代表的な治療法は口や鼻にマスクを装着して呼吸器による圧をかけるCPAP (continuous positive airway pressure:持続的気道陽圧)になります。この治療により無呼吸やいびきが改善されることが報告されていますが、マスクを装着して寝るため、その不快感が強く、途中で治療を断念する患者さんが多いことが問題となっております。

そこで写真に示したハイフローネーザルカヌラを用いて睡眠時無呼吸症候群の治療に応用できないかと考えました。ハイフローネーザルカヌラは鼻から高流量の酸素や空気が流れます。高流量のために二酸化炭素を少し下げたり、圧も少しかかる(PEEP 2-3cmH2O)と報告されています。CPAPに比べて不快感も少ないことが特徴です。

図1

今回ハイフローネーザルカヌラが睡眠時無呼吸症候群の治療に有効か検証しました。脳卒中後は72%の患者さんが睡眠時無呼吸症候群になるともいわれており、睡眠時無呼吸症候群の治療がとても重要になります。

ハイフローネーザルカヌラの特徴から脳卒中後の睡眠時無呼吸症候群に対して有効と仮説を立てました。

17人の患者さんを対象として、途中で離脱やデータの欠損値などのため除外すると8人の患者さんでの解析となりました。

前後比較試験です。1日目にWatchPAT (WatchPAT 200U, Itamar Medical Ltd)を装着してAHI(Apnea Hypopnea Index)=無呼吸低呼吸指数が5を超える患者さんが対象となりました。

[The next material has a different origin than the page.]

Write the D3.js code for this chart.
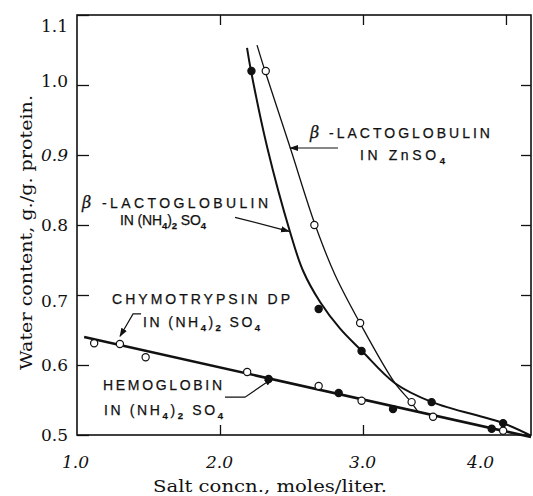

その時のAHI、ODI、睡眠効率、REM睡眠を2日目のハイフローネーザルカヌラを装着した状態と比較しました。

結果は

AHI:24.9 ± 20.1 vs 21.3 ± 15.0/h (p = 0.63)
ODI:16.2 ± 16.5 vs 12.9 ± 12.3/h (p = 0.54)
睡眠効率:80.4 ± 12.9 vs 87.1 ± 6.2 (p = 0.28)
REM睡眠:19.4% ± 9.6% vs 27.6% ± 8.9% (p = 0.07).

17%(2/12)が不快感のため途中で離脱、25%(2/8)が不快感があった。

つまり、ハイフローネーザルカヌラで明らかな治療介入効果がなく、脳卒中後の睡眠時無呼吸症候群には有効ではないと判断しました。しかも、治療コンプライアンス(治療遵守率)も思ったより高くありませんでした。

対象患者さんは少ないですが、患者さんへのメリットが少ないと判断して途中で終了としました。そしてそのまま学会発表をして机の中でデータが眠っていました。

こういったネガティブデータも今後の医療に非常に重要だと考えておりますが、小規模のネガティブデータを掲載してくれる雑誌を探すのは容易ではありませんでした。しかし、ベストな治療を見つけるためには様々な研究データの蓄積が必要になります。

この結果をより多くの方と共有して議論するために、無料で誰でも読める雑誌(Cureus)に投稿しました。

小さな一歩ですが、医学の発展に少し前進したと信じています。

ベストな医療を目指していきます。